Take the opener ”They’re Outta Love We Aren’t” (for Sidem, with Sidem in the video) and the closer ”Only Gets Better” (also for Sidem, but with someone else in the video). They bookend the album with a romantic frame – cute in theory, but in practice it’s Island Pop by the rulebook, with the rulebook written about ten years ago. ”Bad Bad Bad” with Ishawna, meanwhile, walks the tightrope between old‑school homage and the kind of conga‑line your parents might’ve done in the basement with notable unc‑energy.
And yet Kartel is, of course, still Kartel – always one moment of brilliance away. Hooks that he clearly freestyled on the spot with producer/engineer Redboom Supamix (”11:45”, ”Ghetto Girl Chosen”) are the kind of lines other artists can’t conjure after six weeks in a writers’ camp with eight co‑writers.

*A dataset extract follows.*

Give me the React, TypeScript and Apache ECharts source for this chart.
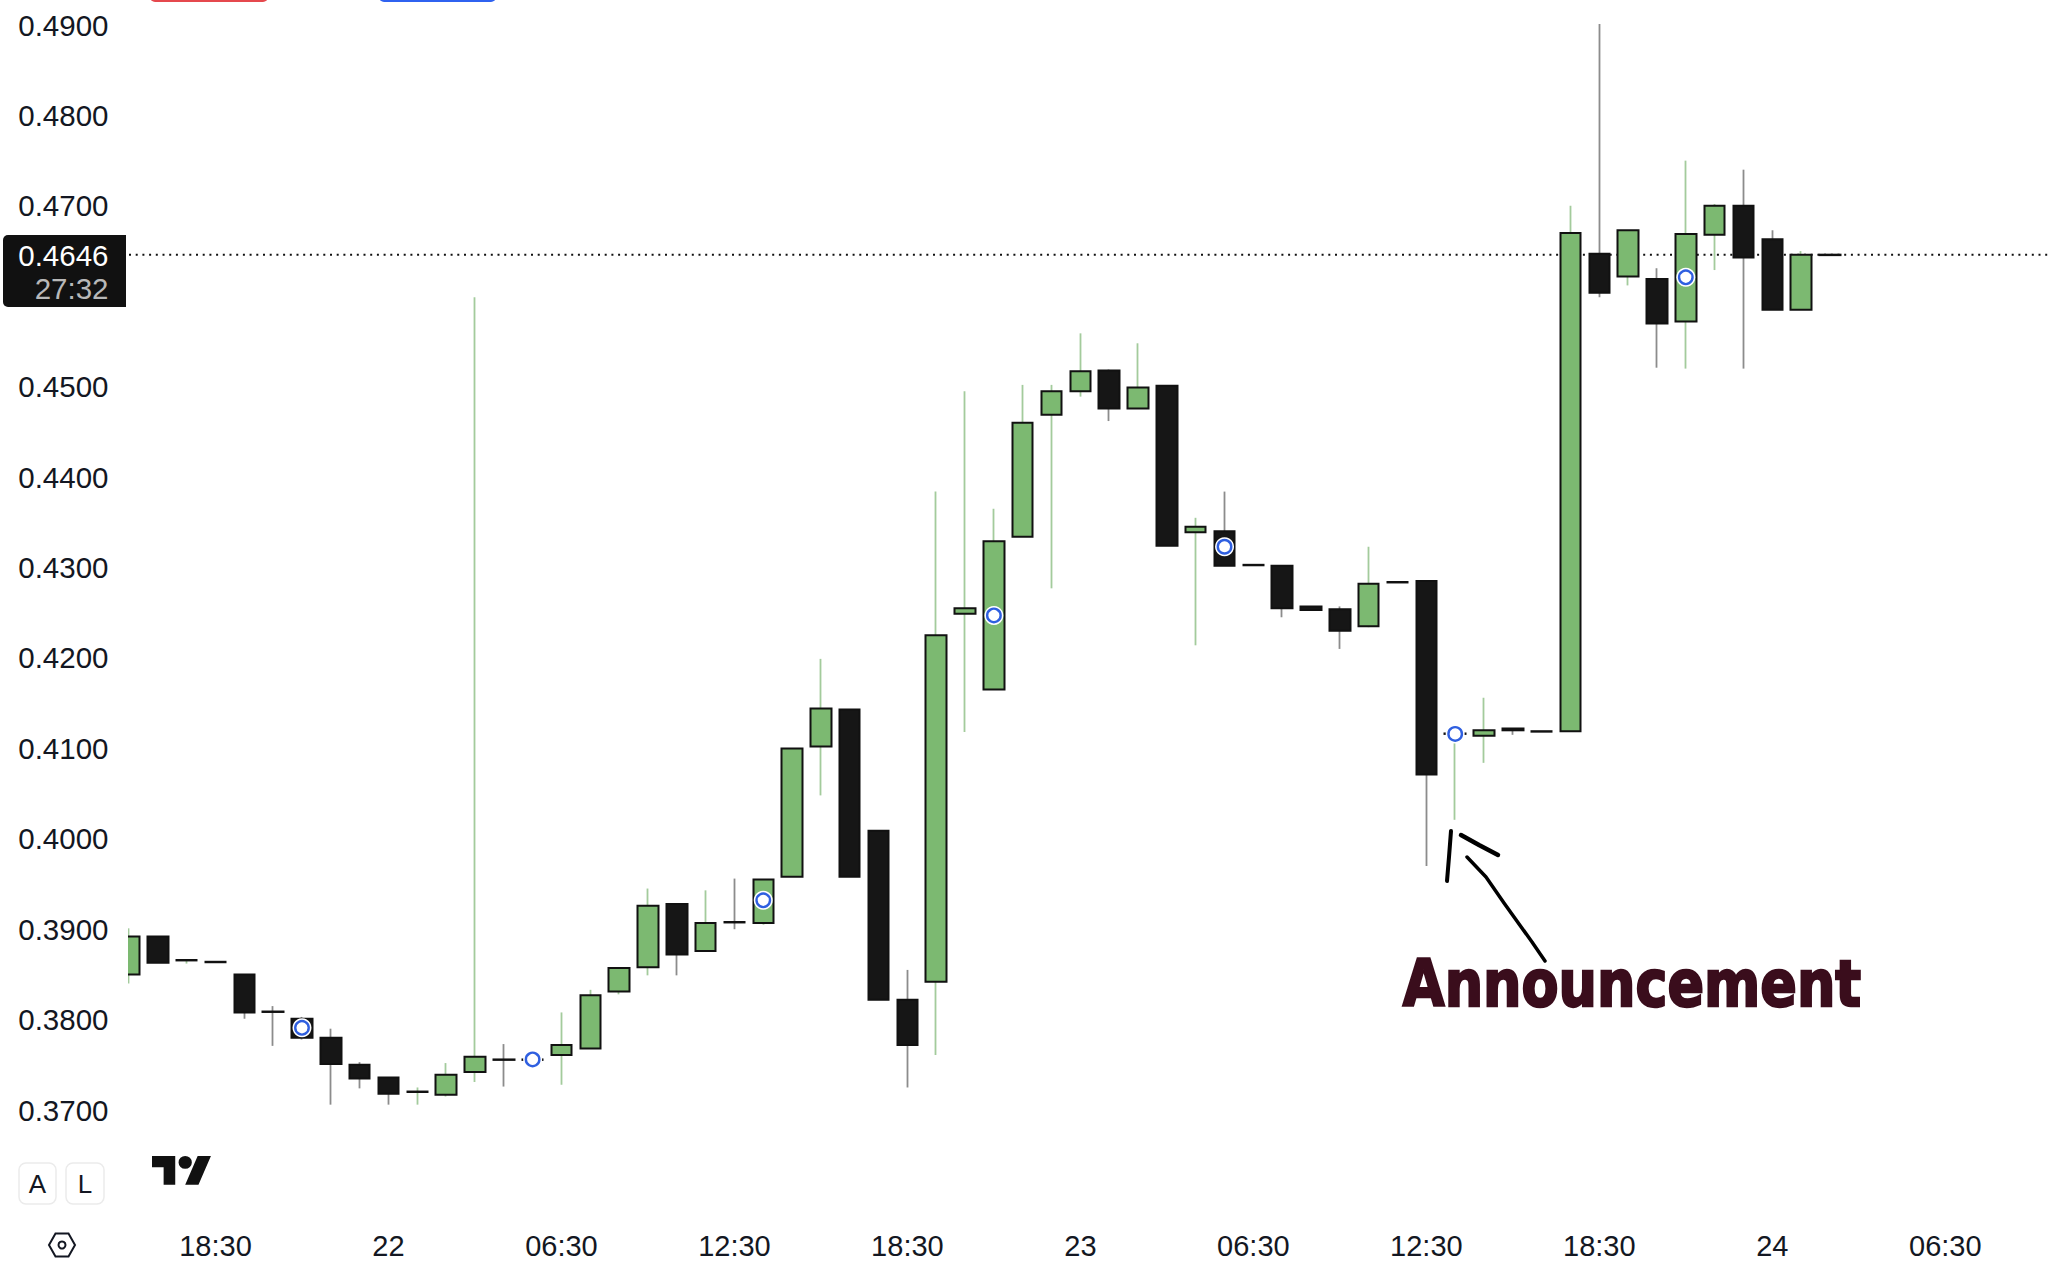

His ability to fuse seductive melodies with a hardcore edge, bridging the proud history of his genre with the demands of modern consumption, remains unmatched. ”I Know,” for example, had serious TikTok traction last fall and is still a highlight in 2026. The title track, too, is pure Kartel canon: nothing you haven’t heard before, but executed flawlessly.
Also striking: ”You Walked Away,” in which Kartel reflects on his broken relationship with Tanesha Johnson – essentially a reprise of his last major love album, ”To Tanesha” (2019). Instead of airing dirty laundry or staging grand confessions, Kartel lets the thoughts spill out in real time, exactly as they tend to in moments like these. You messed up, I messed up, now we’re in this mess. What a mess.
So is it Grammy‑worthy? Well, that’s for the Grammys to decide. (Keznamdi took home the thing after all.) What ”Heart & Soul” is not, is the big masterpiece – the global pop breakthrough – Kartel talked to me about after his release in summer 2024. He remains firmly in dancehall mode: session, drop, repeat. He can’t help it, and ”Heart & Soul” makes that clear. At an age when others complain about their backs, order Cialis, or cash out their catalogues, Vybz Kartel is still fully locked in – album number four in sixteen months – working with, well, heart and soul.